§ **COLLECTED DATA**:

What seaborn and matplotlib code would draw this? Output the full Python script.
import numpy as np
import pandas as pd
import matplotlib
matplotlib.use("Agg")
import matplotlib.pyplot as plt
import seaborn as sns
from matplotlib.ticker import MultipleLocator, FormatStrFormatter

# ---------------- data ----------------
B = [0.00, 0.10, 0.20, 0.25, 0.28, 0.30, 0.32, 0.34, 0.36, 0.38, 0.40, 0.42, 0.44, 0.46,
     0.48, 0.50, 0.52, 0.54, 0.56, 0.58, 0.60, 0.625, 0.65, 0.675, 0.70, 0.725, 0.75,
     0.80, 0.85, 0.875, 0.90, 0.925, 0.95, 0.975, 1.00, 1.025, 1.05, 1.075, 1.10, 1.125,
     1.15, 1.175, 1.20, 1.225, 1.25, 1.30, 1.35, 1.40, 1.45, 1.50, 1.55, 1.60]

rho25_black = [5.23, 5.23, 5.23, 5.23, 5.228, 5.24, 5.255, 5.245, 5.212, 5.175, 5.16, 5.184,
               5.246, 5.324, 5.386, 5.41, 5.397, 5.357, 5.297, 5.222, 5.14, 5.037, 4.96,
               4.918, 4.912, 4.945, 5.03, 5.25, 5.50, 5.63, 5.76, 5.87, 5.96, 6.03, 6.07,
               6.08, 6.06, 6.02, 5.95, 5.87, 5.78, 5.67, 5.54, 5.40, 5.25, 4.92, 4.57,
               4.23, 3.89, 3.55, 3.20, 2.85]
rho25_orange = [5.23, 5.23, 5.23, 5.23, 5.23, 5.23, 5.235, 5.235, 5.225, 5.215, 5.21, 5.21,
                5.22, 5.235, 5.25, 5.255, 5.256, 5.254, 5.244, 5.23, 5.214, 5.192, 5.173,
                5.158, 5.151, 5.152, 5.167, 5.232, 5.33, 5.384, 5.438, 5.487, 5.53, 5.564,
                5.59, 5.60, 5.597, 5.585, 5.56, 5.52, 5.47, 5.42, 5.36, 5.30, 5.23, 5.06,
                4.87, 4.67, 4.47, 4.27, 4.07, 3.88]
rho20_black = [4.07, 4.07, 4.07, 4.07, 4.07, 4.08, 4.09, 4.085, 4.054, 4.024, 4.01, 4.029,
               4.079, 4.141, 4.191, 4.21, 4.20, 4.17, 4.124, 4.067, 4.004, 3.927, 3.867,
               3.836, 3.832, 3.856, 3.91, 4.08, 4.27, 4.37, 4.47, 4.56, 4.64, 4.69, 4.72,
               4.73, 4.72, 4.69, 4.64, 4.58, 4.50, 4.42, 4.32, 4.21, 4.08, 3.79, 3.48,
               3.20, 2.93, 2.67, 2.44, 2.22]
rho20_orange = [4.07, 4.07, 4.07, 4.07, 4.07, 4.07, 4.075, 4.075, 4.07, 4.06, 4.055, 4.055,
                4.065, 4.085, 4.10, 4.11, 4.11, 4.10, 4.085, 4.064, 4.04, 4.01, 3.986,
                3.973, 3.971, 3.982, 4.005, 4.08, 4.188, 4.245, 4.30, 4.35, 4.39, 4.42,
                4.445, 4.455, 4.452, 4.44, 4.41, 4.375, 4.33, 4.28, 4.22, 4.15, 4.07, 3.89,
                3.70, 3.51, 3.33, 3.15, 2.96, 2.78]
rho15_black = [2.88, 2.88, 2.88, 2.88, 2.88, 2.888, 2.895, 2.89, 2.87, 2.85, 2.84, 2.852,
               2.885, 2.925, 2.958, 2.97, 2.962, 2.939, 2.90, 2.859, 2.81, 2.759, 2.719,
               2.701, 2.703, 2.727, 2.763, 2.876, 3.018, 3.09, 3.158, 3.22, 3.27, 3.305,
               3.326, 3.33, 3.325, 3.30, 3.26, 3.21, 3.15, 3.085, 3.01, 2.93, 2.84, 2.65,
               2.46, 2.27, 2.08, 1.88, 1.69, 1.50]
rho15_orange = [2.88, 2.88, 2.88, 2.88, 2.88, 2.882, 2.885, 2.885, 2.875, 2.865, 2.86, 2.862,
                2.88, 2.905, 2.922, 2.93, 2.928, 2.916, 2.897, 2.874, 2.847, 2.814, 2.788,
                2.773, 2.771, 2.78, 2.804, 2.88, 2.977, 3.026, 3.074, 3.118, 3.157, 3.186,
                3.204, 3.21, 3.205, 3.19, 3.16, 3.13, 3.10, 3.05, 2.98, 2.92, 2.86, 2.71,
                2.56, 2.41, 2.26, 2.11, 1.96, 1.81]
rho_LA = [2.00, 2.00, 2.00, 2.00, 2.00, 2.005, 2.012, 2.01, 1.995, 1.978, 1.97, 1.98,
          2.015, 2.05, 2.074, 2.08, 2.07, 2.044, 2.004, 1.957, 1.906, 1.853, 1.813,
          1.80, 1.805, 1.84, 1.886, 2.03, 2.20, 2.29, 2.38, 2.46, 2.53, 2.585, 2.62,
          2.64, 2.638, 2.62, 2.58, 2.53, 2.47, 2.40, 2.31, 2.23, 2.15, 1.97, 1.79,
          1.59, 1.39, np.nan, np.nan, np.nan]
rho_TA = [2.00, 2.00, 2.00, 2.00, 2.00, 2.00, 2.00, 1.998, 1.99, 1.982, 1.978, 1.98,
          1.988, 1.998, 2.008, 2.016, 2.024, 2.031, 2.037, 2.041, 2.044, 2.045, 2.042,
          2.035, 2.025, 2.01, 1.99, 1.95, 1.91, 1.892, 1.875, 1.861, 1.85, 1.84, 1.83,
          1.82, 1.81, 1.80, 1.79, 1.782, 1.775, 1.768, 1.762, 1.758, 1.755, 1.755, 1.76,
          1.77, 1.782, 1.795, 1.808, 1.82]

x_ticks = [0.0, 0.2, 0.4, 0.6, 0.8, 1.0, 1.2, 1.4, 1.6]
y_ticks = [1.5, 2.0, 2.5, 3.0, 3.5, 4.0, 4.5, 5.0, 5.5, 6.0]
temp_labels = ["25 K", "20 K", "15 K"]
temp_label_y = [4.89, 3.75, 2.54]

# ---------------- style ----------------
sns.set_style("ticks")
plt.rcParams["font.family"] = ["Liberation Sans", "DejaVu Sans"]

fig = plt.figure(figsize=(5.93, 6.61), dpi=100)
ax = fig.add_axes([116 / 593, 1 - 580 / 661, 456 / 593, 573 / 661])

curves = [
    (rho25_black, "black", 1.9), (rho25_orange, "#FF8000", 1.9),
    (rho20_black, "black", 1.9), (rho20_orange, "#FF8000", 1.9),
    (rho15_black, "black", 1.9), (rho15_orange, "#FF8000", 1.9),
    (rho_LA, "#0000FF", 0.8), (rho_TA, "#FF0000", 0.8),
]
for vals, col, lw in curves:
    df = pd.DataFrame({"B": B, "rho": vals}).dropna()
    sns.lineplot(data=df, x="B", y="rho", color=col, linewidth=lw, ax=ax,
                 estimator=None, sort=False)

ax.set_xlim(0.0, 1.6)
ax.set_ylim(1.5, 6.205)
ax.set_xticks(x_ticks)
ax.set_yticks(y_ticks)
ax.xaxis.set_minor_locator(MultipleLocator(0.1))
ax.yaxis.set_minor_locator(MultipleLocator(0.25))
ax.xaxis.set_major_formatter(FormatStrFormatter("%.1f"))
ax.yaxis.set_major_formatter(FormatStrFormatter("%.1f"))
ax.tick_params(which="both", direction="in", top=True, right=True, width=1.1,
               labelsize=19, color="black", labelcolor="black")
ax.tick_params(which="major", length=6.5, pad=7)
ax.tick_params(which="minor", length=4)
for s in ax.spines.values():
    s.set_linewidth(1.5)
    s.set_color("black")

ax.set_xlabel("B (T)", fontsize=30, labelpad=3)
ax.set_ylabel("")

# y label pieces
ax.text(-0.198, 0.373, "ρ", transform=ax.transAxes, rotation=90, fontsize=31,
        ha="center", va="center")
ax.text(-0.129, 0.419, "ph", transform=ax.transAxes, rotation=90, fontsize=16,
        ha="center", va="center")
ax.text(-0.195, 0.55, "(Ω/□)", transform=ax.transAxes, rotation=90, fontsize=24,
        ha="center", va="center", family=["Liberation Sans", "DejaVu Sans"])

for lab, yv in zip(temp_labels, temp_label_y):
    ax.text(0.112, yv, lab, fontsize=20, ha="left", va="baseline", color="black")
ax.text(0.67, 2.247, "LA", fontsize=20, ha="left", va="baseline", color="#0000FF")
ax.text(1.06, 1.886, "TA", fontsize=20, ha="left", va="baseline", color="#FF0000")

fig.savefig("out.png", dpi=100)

§ **WHAT IS NEEDED**: In the listing above, please print only the lines from the first one to the line where "1.50, 1.55, 1.60]" appears, exactly as written, both of those lines included.

§ **IN RESPONSE**:
What seaborn and matplotlib code would draw this? Output the full Python script.
import numpy as np
import pandas as pd
import matplotlib
matplotlib.use("Agg")
import matplotlib.pyplot as plt
import seaborn as sns
from matplotlib.ticker import MultipleLocator, FormatStrFormatter

# ---------------- data ----------------
B = [0.00, 0.10, 0.20, 0.25, 0.28, 0.30, 0.32, 0.34, 0.36, 0.38, 0.40, 0.42, 0.44, 0.46,
     0.48, 0.50, 0.52, 0.54, 0.56, 0.58, 0.60, 0.625, 0.65, 0.675, 0.70, 0.725, 0.75,
     0.80, 0.85, 0.875, 0.90, 0.925, 0.95, 0.975, 1.00, 1.025, 1.05, 1.075, 1.10, 1.125,
     1.15, 1.175, 1.20, 1.225, 1.25, 1.30, 1.35, 1.40, 1.45, 1.50, 1.55, 1.60]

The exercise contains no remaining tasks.